Yine aslen bir çocuk kitabı olduğu için ejderhaların, örümceklerin konuşmasını tabii ki hiç yadırgamamış olsam da, Peter Jackson'ın bunu perdede nasıl göstereceğini ve bu bağlamda filmin olgunluğundan ödün vermemesini nasıl sağlayacağını merak ediyordum. Örümceklerin konuşmalarını duyabilme işini yüzüğün gücüne bağladı, seyirciyi alıştırdı. Aynı şekilde Smaug'un ilk cümlelerinde de yüzük Bilbo'nun parmağındaydı. Sonrasında Smaug verdi coşkuyu, susmak bilmedi hatta ama kimse yadırgamadı. Bu açıdan kendimce takdir ettim PJ'yi, güzel kotarmış.


Mükemmele yakın bir Smaug animasyonu, Yüzüklerin Efendisi'nde olayları çözümlemeye başlamış, artık atılması gereken adımlarla ilgilenen bir Gandalf yerine daha karamsar, Galardriel ve Saruman'ın yardımına muhtaç kalan, çekingen bir Gandalf yine Smaug'un Viranesi'nden hatırlanması gereken, güzel detaylar. Bilbo'nun ilk kez yüzüğün ihtirasına kendini kaptırışı ve sonrasında yaşadığı buhran da oldukça çarpıcıydı. Keza Thorin'in ince ince hazinenin büyüsüne kapılması, Bilbo ve Balin ile yaşadığı diyaloglar hikayenin devamlılığı ve karakterlerin değişiminin yansıtıldığı başarılı anlardı. Tabii tüm bunlar zaten olması gereken şeyler zaten, neden övüyorum ben de bilmiyorum.

Netice itibariyle bir Orta-Dünya filmi olduğu için meraklısını (beni) her türlü kendine çekmeyi başarmış, barındırdığı kimi detaylar ile gönülleri fethetmiş de olsa, Smaug'un Viranesi gerçekten tam manasıyla "filler" bir film.
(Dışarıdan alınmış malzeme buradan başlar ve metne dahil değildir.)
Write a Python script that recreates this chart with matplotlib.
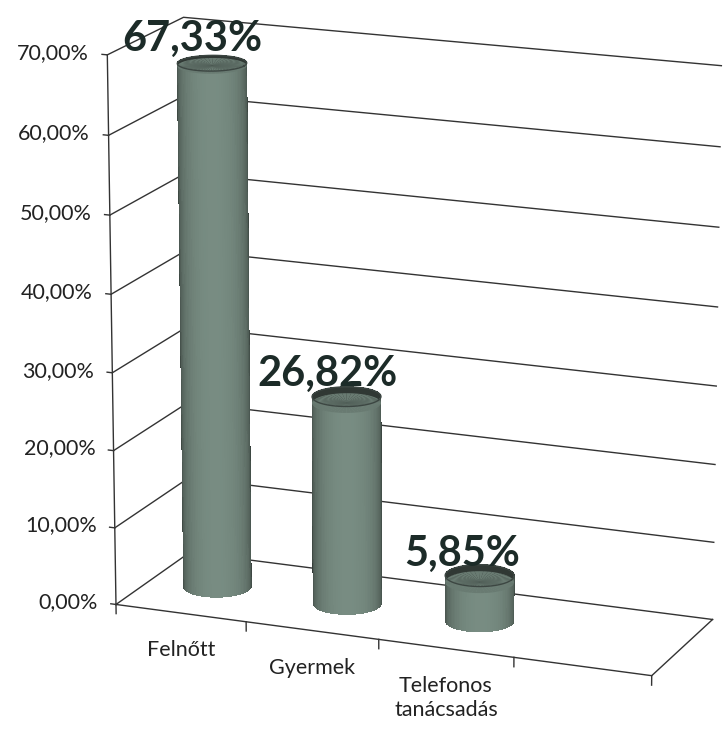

Konuya Peter Jackson'ın penceresinden bakmaya çalışıp "Bu bir kitap uyarlaması değil, kitabın Peter Jackson tarafından yorumlanmış ve oynanmış bir hali," gibi şeyler söylemeye ve düşünmeye çalışsam da, genele baktığımızda ne yazık ki ilk defa PJ'ın sınıfta kaldığını görmek durumunda kalıyorum. There and Back Again'i 240 dakikaya çıkarıp Mirkwood ve Göl-Kent sahnelerini orada işlemiş olsa, bu filmin varlığına gerek bile olmayabilirmiş.

Ha, arlanmaz bir Orta-Dünya fanı olduğum için bu yıl içerisinde en çok izleyeceğim filmlerden birisi olacak elbette ama o kadar ikircikli duygular içerisindeydim ki, bir şekilde içimi dökmem gerekiyordu artık. O nedenle teşbihte hata olmaz diyor, günde en az bir kere bu adresten rastgele bir şeyler okuyup  Tolkien'ın görkemi karşısında saygıyla eğilmenizi diliyorum.

Mutlu yıllar Beren. Nice 122 yaşlara.





2 yorum:

  1. Üşenmedim, okudum. Güzel yazı olmuş. Değindiğin noktalara katılıyorum. Ben de filmi izlerken sadece Gandalf-Sauron karşılaşmasında aşırı heyecanlandım. Normalde böyle epik filmlerde kamera ağaçları, kuşları, böcekleri gösterse dahi zevkle izlerim lakin bu filmde kimi sahnelerde 'Of, ne gerek vardı ki şimdi buna. Umarım bu sahne uzun sürmez.' resmen bu yorumu yaptım. İyi filmdi ama daha iyi olabilirdi. Legolas'a hafif gıcık oldum. Bolg'da resmen şeytan tüyü var. Smaug kusursuzdu. Gandalf'ın tek başına (hem de gri olaraktan) Dol Guldur'a girmesi olayı, risk nedir sorusunun en temiz cevabını oluşturur. Ha bu arada müziği açıp yazıyı okudum, gayet güzeldi.

    YanıtlaSil
    Yanıtlar
    1. Orta Dünya fanı olup üstüne de bu kadar dolunca uzadı yazı biraz, teşekkürler zahmetin için. Üstüne üşenmeyip yorumladığın için ayrıca teşekkürler.

      Bu arada Gandalf Radagast'ı Elrond-Galadriel-Saruman'a haber yollamaya gönderiyor Dol-Guldur'a girmeden. Totoşu sağlama alma durumu var yani biraz. Zaten...ehm, spoiler olmasın, neyse.